The two year anniversary of TJ's diagnosis is on Sunday.  It seems like yesterday but so long ago at the same time.  I work with children who have a mental illness.  Typically, this is a familial trait.  I watch their struggle daily and always have a debate with myself as to whether if I had to choose-  would I choose mental health or physical health?  When I put these children side by side with my own- I have to pick mental health.  Yes, my kids struggle everyday.  Their life is not perfect and some days it is painful to watch their struggle.   But, they have the love and support of people, they are happy and they are able to 'be kids", which was our ultimate goal for them.  Our diabetes educator has told me a number of times when I am frustrated with the choices they are making that "they will be fine.  They are teenagers but you can tell they get it."  I hang onto those words like a lifeline and I believe her.  You can see it in the way they care for their brother.  So, as TJ and Tylie's T1 anniversary dates approach, I am thankful and hopeful.  Thankful that we were blessed with such an amazing support system.  Thankful that we have been able to recognize that it is okay to be angry, sad, disgusted and annoyed with this stupid disease and the hand we were dealt but had the strength to look beyond the anger.  Thankful that we, as adults, can also recognize there is a time to cry and a time to fight and hopeful that my children will be able to learn this from us.  Thankful for the advances in science and medicine that makes that fight easier and hopeful that in the very near future it cracks the T1 code and literally saves my children's lives.  Mostly, I am thankful for each and every day that I have with them and hopeful they recognize the power that they have over their own lives and can create a balance that works for them.
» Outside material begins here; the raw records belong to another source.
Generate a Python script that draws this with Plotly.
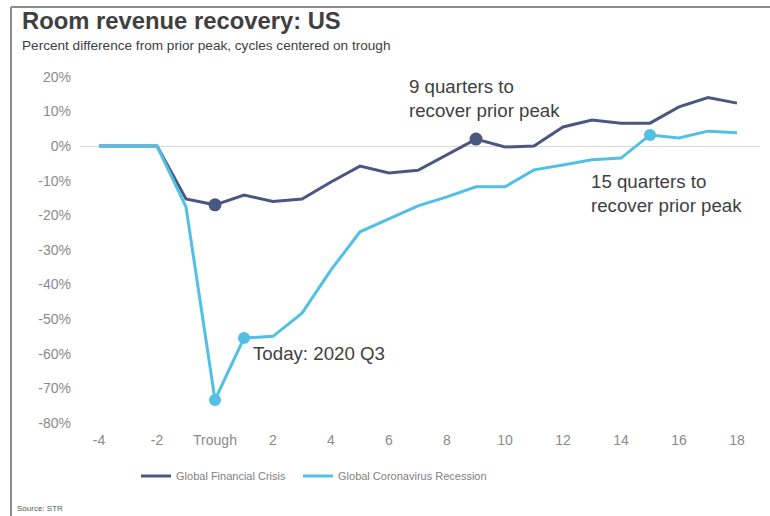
import plotly.graph_objects as go

# Quarters relative to the trough of each cycle
quarters = list(range(-4, 19))
tick_vals = [-4, -2, 0, 2, 4, 6, 8, 10, 12, 14, 16, 18]
tick_text = ["-4", "-2", "Trough", "2", "4", "6", "8", "10", "12", "14", "16", "18"]
y_ticks = [0.2, 0.1, 0.0, -0.1, -0.2, -0.3, -0.4, -0.5, -0.6, -0.7, -0.8]
y_tick_text = ["20%", "10%", "0%", "-10%", "-20%", "-30%", "-40%", "-50%", "-60%", "-70%", "-80%"]

# Room revenue, percent difference from prior peak
gfc = [0.0, 0.0, 0.0, -0.153, -0.17, -0.142, -0.16, -0.153, -0.104, -0.058, -0.078, -0.07,
       -0.026, 0.02, -0.003, 0.0, 0.055, 0.075, 0.066, 0.066, 0.113, 0.14, 0.124]
covid = [0.0, 0.0, 0.0, -0.176, -0.734, -0.555, -0.55, -0.483, -0.358, -0.248, -0.21, -0.173,
         -0.147, -0.118, -0.118, -0.069, -0.055, -0.04, -0.035, 0.032, 0.023, 0.043, 0.038]

# Highlighted quarters on each series
gfc_marks = [0, 9]
covid_marks = [0, 1, 15]

DARK = "#4a5881"
LIGHT = "#52c0e4"
TEXT = "#404040"
TICK = "#8a8a8a"
FONT = "Liberation Sans, Arial, sans-serif"

fig = go.Figure()
fig.add_trace(go.Scatter(x=quarters, y=gfc, mode="lines", name="Global Financial Crisis",
                         line=dict(color=DARK, width=3), legend="legend"))
fig.add_trace(go.Scatter(x=quarters, y=covid, mode="lines", name="Global Coronavirus Recession",
                         line=dict(color=LIGHT, width=3), legend="legend2"))
fig.add_trace(go.Scatter(x=gfc_marks, y=[gfc[quarters.index(q)] for q in gfc_marks],
                         mode="markers", marker=dict(color=DARK, size=13), showlegend=False,
                         hoverinfo="skip"))
fig.add_trace(go.Scatter(x=covid_marks, y=[covid[quarters.index(q)] for q in covid_marks],
                         mode="markers", marker=dict(color=LIGHT, size=12), showlegend=False,
                         hoverinfo="skip"))

ann_font = dict(family=FONT, size=18.7, color=TEXT)
fig.add_annotation(x=9, y=gfc[quarters.index(9)], text="9 quarters to<br>recover prior peak",
                   showarrow=False, xanchor="left", yanchor="bottom", align="left",
                   xshift=-69, yshift=16, font=ann_font)
fig.add_annotation(x=15, y=covid[quarters.index(15)], text="15 quarters to<br>recover prior peak",
                   showarrow=False, xanchor="left", yanchor="top", align="left",
                   xshift=-61, yshift=-34, font=ann_font)
fig.add_annotation(x=1, y=covid[quarters.index(1)], text="Today: 2020 Q3",
                   showarrow=False, xanchor="left", yanchor="middle", align="left",
                   xshift=7, yshift=-15, font=ann_font)

# Title block and source line
fig.add_annotation(xref="paper", yref="paper", x=-0.0883, y=1.108, text="<b>Room revenue recovery: US</b>",
                   showarrow=False, xanchor="left", yanchor="middle",
                   font=dict(family=FONT, size=23.8, color=TEXT))
fig.add_annotation(xref="paper", yref="paper", x=-0.0883, y=1.0405,
                   text="Percent difference from prior peak, cycles centered on trough",
                   showarrow=False, xanchor="left", yanchor="middle",
                   font=dict(family=FONT, size=13.6, color=TEXT))
fig.add_annotation(xref="paper", yref="paper", x=-0.095, y=-0.211, text="Source: STR",
                   showarrow=False, xanchor="left", yanchor="middle",
                   font=dict(family=FONT, size=8, color="#555555"))

# Frame lines along the top and left edge
fig.add_shape(type="line", xref="paper", yref="paper", x0=-0.1015, x1=1.02, y0=1.143, y1=1.143,
              line=dict(color="#8c8c8c", width=2))
fig.add_shape(type="line", xref="paper", yref="paper", x0=-0.1015, x1=-0.1015, y0=1.143, y1=-0.25,
              line=dict(color="#8c8c8c", width=2))

legend_style = dict(orientation="h", xanchor="left", y=-0.085, yanchor="top",
                    font=dict(family=FONT, size=11, color="#7f7f7f"), itemwidth=30,
                    bgcolor="rgba(0,0,0,0)")

fig.update_layout(
    width=770, height=516,
    margin=dict(l=80, r=10, t=60, b=86),
    paper_bgcolor="white", plot_bgcolor="white",
    font=dict(family=FONT, color=TICK),
    showlegend=True,
    legend=dict(x=0.0824, **legend_style),
    legend2=dict(x=0.3206, **legend_style),
    xaxis=dict(range=[-4.655, 18.793], tickvals=tick_vals, ticktext=tick_text,
               showgrid=False, zeroline=False, showline=False, ticks="",
               tickfont=dict(family=FONT, size=14, color=TICK), fixedrange=True),
    yaxis=dict(range=[-0.8208, 0.2486], tickvals=y_ticks, ticktext=y_tick_text,
               showgrid=False, zeroline=True, zerolinecolor="#d9d9d9", zerolinewidth=1,
               showline=False, ticks="", ticklabelstandoff=8,
               tickfont=dict(family=FONT, size=14, color=TICK), fixedrange=True),
)

fig.write_html("out.html")
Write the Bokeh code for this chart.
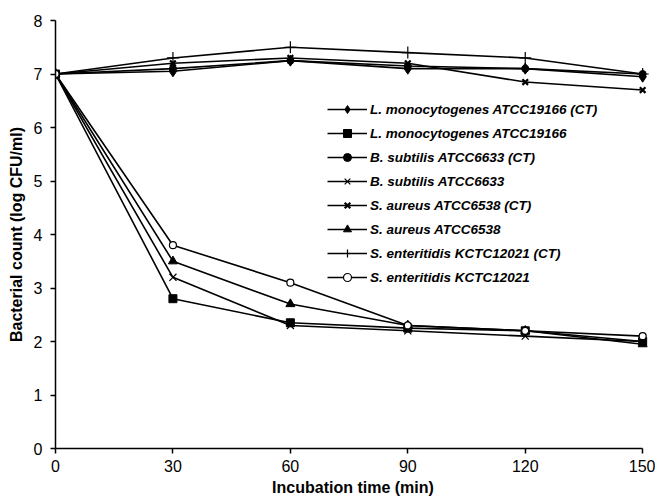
from bokeh.plotting import figure
from bokeh.models import Legend, LegendItem, Range1d, FixedTicker
from bokeh.embed import file_html
from bokeh.resources import INLINE

time_min = [0, 30, 60, 90, 120, 150]

series_names = [
    "L. monocytogenes ATCC19166 (CT)",
    "L. monocytogenes ATCC19166",
    "B. subtilis ATCC6633 (CT)",
    "B. subtilis ATCC6633",
    "S. aureus ATCC6538 (CT)",
    "S. aureus ATCC6538",
    "S. enteritidis KCTC12021 (CT)",
    "S. enteritidis KCTC12021",
]

lmono_ct = [7.0, 7.05, 7.25, 7.1, 7.1, 6.95]
lmono = [7.0, 2.8, 2.35, 2.25, 2.2, 2.0]
bsub_ct = [7.0, 7.1, 7.25, 7.15, 7.1, 7.0]
bsub = [7.0, 3.2, 2.3, 2.2, 2.1, 2.0]
saur_ct = [7.0, 7.2, 7.3, 7.2, 6.85, 6.7]
saur = [7.0, 3.5, 2.7, 2.3, 2.2, 1.95]
sent_ct = [7.0, 7.3, 7.5, 7.4, 7.3, 7.0]
sent = [7.0, 3.8, 3.1, 2.3, 2.2, 2.1]

series_values = [lmono_ct, lmono, bsub_ct, bsub, saur_ct, saur, sent_ct, sent]

x_ticks = [0, 30, 60, 90, 120, 150]
y_ticks = [0, 1, 2, 3, 4, 5, 6, 7, 8]

# marker styles: (marker, size, fill, line_width)
styles = [
    ("diamond", 11, "black", 1),
    ("square", 8, "black", 1),
    ("circle", 7, "black", 1),
    ("x", 10, "black", 1.2),
    ("x", 8, "black", 2.2),
    ("triangle", 9, "black", 1),
    ("cross", 12, "black", 1.2),
    ("circle", 7, "white", 1.2),
]

p = figure(width=655, height=498, output_backend="svg", toolbar_location=None,
           x_range=Range1d(0, 152), y_range=Range1d(0, 8),
           min_border_left=55, min_border_right=5, min_border_top=20, min_border_bottom=50)
p.outline_line_color = None
p.xgrid.visible = False
p.ygrid.visible = False
p.background_fill_color = "white"
p.border_fill_color = "white"

items = []
for name, vals, (mk, sz, fill, lw) in zip(series_names, series_values, styles):
    lr = p.line(time_min, vals, line_color="black", line_width=1.6)
    sr = p.scatter(time_min, vals, marker=mk, size=sz, fill_color=fill,
                   line_color="black", line_width=lw)
    items.append(LegendItem(label=name, renderers=[lr, sr]))

legend = Legend(items=items, location=(272, 161))
legend.border_line_color = None
legend.background_fill_alpha = 0
legend.padding = 0
legend.margin = 0
legend.spacing = 4
legend.glyph_width = 40
legend.glyph_height = 20
legend.label_height = 20
legend.label_standoff = 3
legend.label_text_font = "Liberation Sans"
legend.label_text_font_style = "bold italic"
legend.label_text_font_size = "13.5px"
legend.label_text_color = "black"
p.add_layout(legend, "center")

for ax in (p.xaxis[0], p.yaxis[0]):
    ax.axis_line_width = 1.5
    ax.axis_line_color = "black"
    ax.major_tick_line_color = "black"
    ax.major_tick_line_width = 1.5
    ax.major_tick_out = 5
    ax.major_tick_in = 0
    ax.minor_tick_line_color = None
    ax.major_label_text_font = "Liberation Sans"
    ax.major_label_text_font_size = "16px"
    ax.major_label_text_color = "black"
    ax.axis_label_text_font = "Liberation Sans"
    ax.axis_label_text_font_style = "bold"
    ax.axis_label_text_font_size = "16px"
    ax.axis_label_text_color = "black"

p.xaxis[0].ticker = FixedTicker(ticks=x_ticks)
p.yaxis[0].ticker = FixedTicker(ticks=y_ticks)
p.xaxis[0].bounds = (0, 150)
p.xaxis[0].axis_label = "Incubation time (min)"
p.yaxis[0].axis_label = "Bacterial count (log CFU/ml)"
p.xaxis[0].major_label_standoff = 6
p.yaxis[0].major_label_standoff = 8
p.xaxis[0].axis_label_standoff = 4
p.yaxis[0].axis_label_standoff = 6

open("out.html", "w").write(file_html(p, INLINE))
I was thinking about it last night while at the same time thinking about a young man and his family in Minnesota.  This 16 year old boy was playing in a hockey game and went head first into the boards.  The result was a severe spinal cord injury and a devastating prognosis.  My heart breaks for this family.  Faced with the idea their son may never walk again, they pray for a miracle.  Just as we do everyday.   I can identify with them on so many levels.  As the mom of hockey players, their nightmare is one I never hope to live.  As the mom of children whose lives were drastically and unexpectedly changed, I can actually feel their pain.  On his Caring Bridge site, they talked about transitioning to a "new life, a life we did not plan, but must embrace."   They tremendous support coming to this family from all over and the positive tone they have set when speaking about their son gives me so much hope for them.  It reminds me of a quote by Plato, "Be kind, everyone you meet is fighting a hard battle."  It would be so easy to focus only on yours- but at what cost?